Bunu diyen Rum-Hıristiyan ama insan, ama beyefendi, yani adam gibi adam, acaba diyorum, o usta bugünleri görüyor mu veya görse, Müslümanlar birbirlerine saygı duymazlarsa başkasından nasıl saygı beklerler demez mi acaba diyorum. Bu hal aynı zamanda bir empati olduğu kadar bir hassasiyettir. Bir nezakettir, hatta beyefendiliktir. Olgun, saygılı bir insanlık sıfatıdır diyorum. Hiç kimsenin özeli hiç kimseyi ilgilendirmez. Ama insana insanca saygı diye bir toplumsal kural var. Bunun ihlali ise toplumu bozar. Saygıyı sevgiyi zedeler diye düşünüyorum.
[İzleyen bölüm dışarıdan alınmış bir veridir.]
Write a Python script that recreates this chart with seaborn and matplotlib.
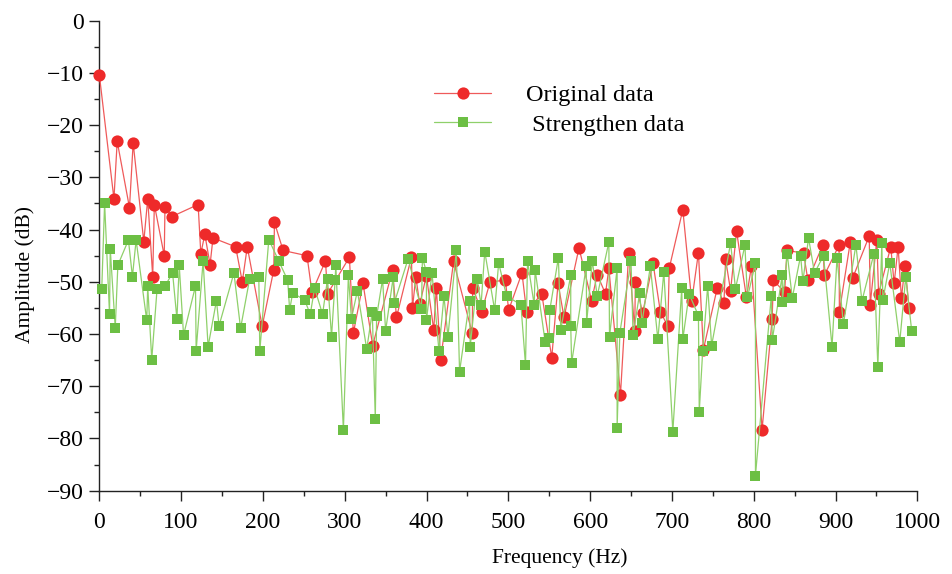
import matplotlib
matplotlib.use("Agg")
import matplotlib.pyplot as plt
import seaborn as sns
import pandas as pd
from matplotlib.ticker import MultipleLocator

orig_freq = [0, 17.9, 21.9, 36.9, 41.4, 54.4, 59.2, 65.3, 67.3, 79.4, 80.3, 88.8,
             120.8, 124.1, 129.0, 135.4, 139.0, 166.7, 174.8, 180.9, 199.1, 213.3,
             214.1, 224.7, 253.9, 260.0, 276.5, 279.0, 305.7, 310.6, 322.4, 334.2,
             358.5, 363.3, 381.6, 382.8, 386.9, 391.7, 399.9, 408.8, 412.0, 417.3,
             433.1, 455.8, 456.5, 467.5, 477.7, 496.4, 500.4, 516.7, 522.3, 540.9,
             553.1, 560.8, 568.1, 586.4, 601.8, 608.7, 618.8, 622.9, 637.1, 647.2,
             654.5, 655.3, 664.2, 676.8, 685.8, 695.0, 696.7, 713.3, 724.2, 732.4,
             738.4, 755.5, 763.6, 765.6, 771.7, 779.0, 791.1, 797.2, 810.2, 822.5,
             824.0, 837.8, 840.6, 860.9, 866.2, 884.3, 886.4, 904.3, 904.7, 918.1,
             920.9, 941.2, 942.4, 950.5, 952.6, 967.5, 971.6, 976.5, 980.5, 985.0,
             989.9]
orig_amp = [-10.3, -34.1, -23.1, -35.8, -23.4, -42.3, -34.1, -49.0, -35.2, -45.0, -35.6, -37.5,
            -35.2, -44.6, -40.9, -46.7, -41.6, -43.3, -50.0, -43.3, -58.5, -47.7,
            -38.6, -44.0, -45.0, -52.0, -46.0, -52.3, -45.3, -59.8, -50.3, -62.2,
            -47.7, -56.8, -45.2, -55.1, -49.0, -54.3, -48.8, -59.2, -51.1, -64.9,
            -46.1, -59.8, -51.2, -55.7, -50.0, -49.7, -55.4, -48.3, -55.7, -52.3,
            -64.5, -50.3, -56.8, -43.5, -53.6, -48.6, -52.3, -47.4, -71.6, -44.5,
            -59.4, -50.0, -56.0, -46.3, -55.7, -58.5, -47.4, -36.2, -53.7, -44.4,
            -63.0, -51.1, -54.1, -45.7, -51.7, -40.3, -53.0, -47.0, -78.3, -57.1,
            -49.7, -52.0, -44.0, -44.5, -49.7, -43.0, -48.7, -43.0, -55.7, -42.3,
            -49.3, -41.2, -54.4, -41.9, -52.3, -43.3, -50.3, -43.3, -53.1, -46.9,
            -55.1]

str_freq = [3.0, 6.5, 12.5, 13.4, 19.5, 22.7, 35.6, 40.5, 45.0, 58.0, 59.2, 64.1,
            70.6, 80.3, 89.6, 94.9, 97.7, 103.0, 117.6, 118.4, 126.9, 133.0, 143.2,
            146.4, 164.6, 172.7, 183.7, 195.0, 196.2, 207.2, 219.4, 230.3, 232.7,
            236.4, 251.0, 257.9, 263.2, 272.9, 279.0, 283.9, 288.3, 289.1, 298.4,
            304.5, 308.2, 315.5, 326.9, 333.7, 337.4, 339.0, 346.3, 350.0, 359.3,
            360.5, 377.5, 393.8, 395.0, 399.9, 399.9, 406.7, 415.2, 421.3, 426.2,
            436.4, 440.4, 452.6, 453.4, 461.9, 466.7, 471.2, 483.3, 488.2, 497.9,
            515.4, 521.0, 523.5, 531.6, 532.8, 545.0, 549.9, 550.7, 561.2, 564.1,
            576.3, 576.3, 577.4, 595.3, 595.7, 602.6, 608.7, 622.9, 623.7, 633.0,
            633.0, 636.3, 650.0, 652.5, 660.6, 663.4, 673.6, 682.8, 690.1, 701.1,
            712.0, 713.3, 721.0, 732.4, 733.4, 737.6, 743.7, 748.5, 771.7, 777.7,
            789.2, 792.3, 802.1, 802.1, 821.5, 822.7, 834.9, 834.9, 841.0, 847.1,
            857.3, 860.1, 867.0, 874.3, 885.3, 895.7, 901.8, 909.6, 924.9, 932.2,
            946.8, 951.7, 956.6, 957.8, 966.3, 978.5, 985.8, 993.1]
str_amp = [-51.4, -34.9, -56.2, -43.7, -58.8, -46.8, -42.0, -49.0, -42.0, -57.4, -50.8, -64.9,
           -51.4, -50.8, -48.3, -57.1, -46.8, -60.2, -50.8, -63.2, -46.0, -62.4, -53.6,
           -58.4, -48.3, -58.9, -49.5, -49.0, -63.3, -41.9, -46.0, -49.7, -55.4,
           -52.1, -53.5, -56.2, -51.2, -56.2, -49.5, -60.5, -49.6, -46.8, -78.4,
           -48.7, -57.1, -51.7, -62.9, -55.8, -76.3, -56.6, -49.5, -59.4, -49.1,
           -54.1, -45.6, -55.2, -45.4, -48.1, -57.4, -48.3, -63.2, -52.7, -60.5,
           -44.0, -67.2, -53.6, -62.4, -49.5, -54.4, -44.2, -55.4, -46.4, -52.7,
           -54.4, -65.9, -46.0, -54.4, -47.7, -61.5, -60.8, -55.4, -45.4, -59.2,
           -48.7, -58.5, -65.5, -47.0, -57.9, -46.0, -52.7, -42.4, -60.5, -47.4,
           -78.0, -59.8, -46.0, -60.2, -52.1, -57.9, -47.0, -61.0, -48.1, -78.7,
           -51.2, -61.0, -52.3, -56.5, -74.9, -63.2, -50.8, -62.2, -42.6, -51.3,
           -43.0, -53.0, -46.4, -87.1, -52.7, -61.1, -48.7, -53.9, -44.7, -53.1,
           -45.0, -49.9, -41.6, -48.3, -45.0, -62.4, -45.4, -58.1, -42.9, -53.7,
           -44.7, -66.3, -42.6, -53.5, -46.4, -61.5, -49.1, -59.4]

x_ticks = [0, 100, 200, 300, 400, 500, 600, 700, 800, 900, 1000]
y_ticks = [0, -10, -20, -30, -40, -50, -60, -70, -80, -90]

sns.set_theme(style="ticks")
plt.rcParams['font.family'] = ['Liberation Serif', 'DejaVu Serif']
plt.rcParams['text.color'] = 'black'
plt.rcParams['axes.labelcolor'] = 'black'

fig = plt.figure(figsize=(9.52, 5.74), dpi=100)
ax = fig.add_axes([0.1043, 0.1451, 0.8593, 0.8188])

df_o = pd.DataFrame({"f": orig_freq, "a": orig_amp})
df_s = pd.DataFrame({"f": str_freq, "a": str_amp})

red = "#ee2a2a"
green = "#6cbf44"

sns.lineplot(data=df_o, x="f", y="a", ax=ax, sort=False, estimator=None,
             color="#ef5a5a", linewidth=0.9, marker="o", markersize=8.8,
             markerfacecolor=red, markeredgecolor=red, markeredgewidth=0,
             label="Original data", clip_on=False, zorder=3)
sns.lineplot(data=df_s, x="f", y="a", ax=ax, sort=False, estimator=None,
             color="#8fd06a", linewidth=0.9, marker="s", markersize=7.8,
             markerfacecolor=green, markeredgecolor=green, markeredgewidth=0,
             label=" Strengthen data", clip_on=False, zorder=4)

ax.set_xlim(0, 1000)
ax.set_ylim(-90, 0)
ax.set_xticks(x_ticks)
ax.set_yticks(y_ticks)
ax.xaxis.set_minor_locator(MultipleLocator(50))
ax.yaxis.set_minor_locator(MultipleLocator(5))
for s in ["top", "right"]:
    ax.spines[s].set_visible(False)
for s in ["left", "bottom"]:
    ax.spines[s].set_linewidth(1.0)
    ax.spines[s].set_color("#222222")
ax.tick_params(which="major", direction="out", length=7, width=1.0,
               labelsize=17, colors="#222222", labelcolor="black")
ax.tick_params(which="minor", direction="out", length=3.6, width=1.0, colors="#222222")
ax.tick_params(axis="x", which="major", pad=8.5)
ax.tick_params(axis="y", which="major", pad=4)

ax.set_xlabel("Frequency (Hz)", fontsize=15.5, color="black")
ax.set_ylabel("Amplitude (dB)", fontsize=15.5, color="black")
ax.xaxis.set_label_coords(0.563, -0.122)
ax.yaxis.set_label_coords(-0.078, 0.459)

leg = ax.legend(loc="upper left", bbox_to_anchor=(434 / 952, 1 - 84 / 574),
                bbox_transform=fig.transFigure, frameon=False, fontsize=17.5,
                handlelength=2.35, handletextpad=1.45, labelspacing=0.32,
                borderpad=0, borderaxespad=0)
for t in leg.get_texts():
    t.set_color("black")

fig.savefig("out.png", dpi=100)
İkinci bir espri: Karadenizliler dini hassasiyetleri yüksek olan insanlardır. Hatta hocam derdi ki; çok alim hocalar Karadenizden, Trabzon, Rize gibi yerlerden çıkar. Trabzon’un Çaykara ilçesinde Sulatn Murat Yaylası var. Orada şehitlikler var. Karadeniz’in yiğit insanları Rus ordusunu yüzlerce şehit vererek mağlup etmişler ve oradan Bayburt tarafına inmelerini önlemişler. Bu savaşta şehit olanların mezarları o Murat Yaylasında, muhteşem doğası olan bir yer. Orada bir kardeşimiz anlattı. Bu yaylaya zamanında yol yapıyoruz. Dik arazi. Çok zor şartlarda çalışıyoruz. Aylardan Ramazan. Kalabalık bir gurubuz. Hepimiz de oruçluyuz. Vakit ikindiye yaklaştı. Son derece açlık ve susuzluk canımıza tak etti. Bazılarımız dayanamadı, berrak suyu içerek oruçlarını bozdular, vakti beklemeden yediler. Onların oruçlarını yediğini görenler de onlara katıldılar. İçimizde orucunu bozmayan bir kişi kaldı, o kişi de çok zorlandı. Neticede; buz gibi akan suyun başına vardı. İki avucuna suyu doldurdu. Bizler içecek diye bakıyorduk. Elini havaya kaldırdı: Ey ulu Allahım. Görüyorsun, piliyorsun ki, herkes bu suyu içti. (Haşa) Benim yerimde sen olsan bir kul olarak bu darlıkta bu berrak buz gibi suyu bu sıcakta val.... içersin. Ama ben ölsem de içmeyeceğum. Ama senden bir ricam var. Sakın bu iyiliğumi unutma eyu mi” dedi ve avucundaki suyu döktü ve bu kişi son anlarında aynı itikadı ve ibadeti sürdürdü.